Last month Cisco released the latest evolution of Cisco.com, and the results are nothing short of amazing.
Visitors taking a quick spin around top levels of the site will notice obvious improvements. The introduction of a more vibrant color palette. Updated page layouts. A new toolbar at the bottom of the page. And, some tweaks to its best-in-class mega-menu.
But these enhancements, while nice, aren’t what make this redesign a step above the rest. The things that make the difference are far more subtle.
Increased white space. Cisco.com has injected additional space around everything—content panels, images, headers, text, navigation panels—everything. Benefit: Visitors can scan pages more quickly and easily.
Smarter use of imagery. Cisco.com has always displayed some of the most eye-catching photos of any IT Website, and was pretty savvy about using them. This time around, however, there seems to be fewer of them, and each and every one has a reason to be there. Benefits: Visitors can intuit feature content topics, navigation categories, and target audiences without reading a single word on the page.
Navigation and Architecture
All audiences receive equal billing. When most people think Cisco, they think products for enterprise companies. But Cisco also offers products and support for the SMB and Home/Home Office crowd. The latest redesign makes this more obvious than ever before. The global mega-menu provides separate navigation tabs for Enterprise, SMB, and Home audiences. And visitors who missed them there will find them at the bottom of all site pages, and often on second (and sometimes even lower) level pages. Cisco.com’s smart use of tab-top designs and compact navigation styles also makes access to other audience areas easy without taking up much space. Benefits: It informs SMB and Home/Home Office visitors that Cisco.com serves more than just Enterprise companies. It quickly redirects visitors that have wandered off track back to the site areas that best fits their needs. And, it provides greater visibility of all Cisco products—not just those for the Enterprise set.
The “Solutions” navigators are gone, but solutions-class content is not forgotten. Navigation to murky “Solutions” marketing is gone. But this doesn’t mean that visitors won’t get solutions-class content. Now these messages are artfully woven throughout the product and services marketing click streams and content. Benefits: Visitors intuitively identify Cisco’s products and services as solutions to their needs. Also, visitors understand Cisco’s offerings quicker since solutions and product marketing content is integrated into a single click stream.
Improved “snacking” architecture. The former Cisco.com Website displayed some traits of the highly-effective “snacking” architecture. However, an over-abundance of page content and navigational options often negated the benefits this approach provides. Cisco.com’s latest redesign has put page content on a strict diet, making the “snacking” architecture really shine. Benefit: Visitors digest even large amounts of content more effectively since it is delivered in bite-size pieces throughout the site.

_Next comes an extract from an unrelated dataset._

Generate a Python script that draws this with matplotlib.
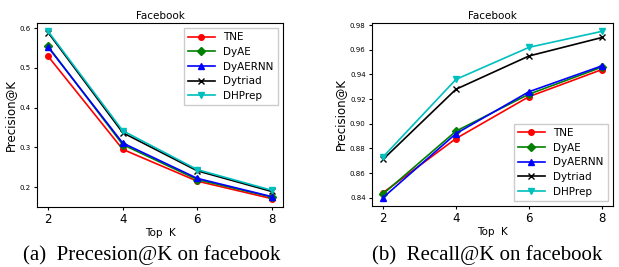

The content is shorter, crisper, and easier to read. The previous version of the Cisco.com Website seemed stuck in the trap most IT Websites find themselves in—it talked too much. The content was too long, extremely dense, listed too many benefits, and was often delivered in a single page of prose. Not anymore. Content on the new Cisco.com is more focused, crisply written, and talks directly to the reader. Benefit: Visitors absorb marketing messages because they stay engaged while reading the content.
The content is delivered in small chunks. Cisco.com has been breaking up its content little by little over the last 12 months. But the latest site redesign really breaks it down. Marketing click streams now deliver shorter bits of content across multiple pages. Meanwhile, some product marketing pages distribute content by topic on the same page using tab-top navigation. Benefits: Visitors can experience a unique marketing message by choosing the information that interests them. Executives and managers can explore content that addresses how Cisco’s products address their business challenges, without wading through technical specifications. Conversely, Network Administrators can dig into the technical specifications by bypassing solutions-class content.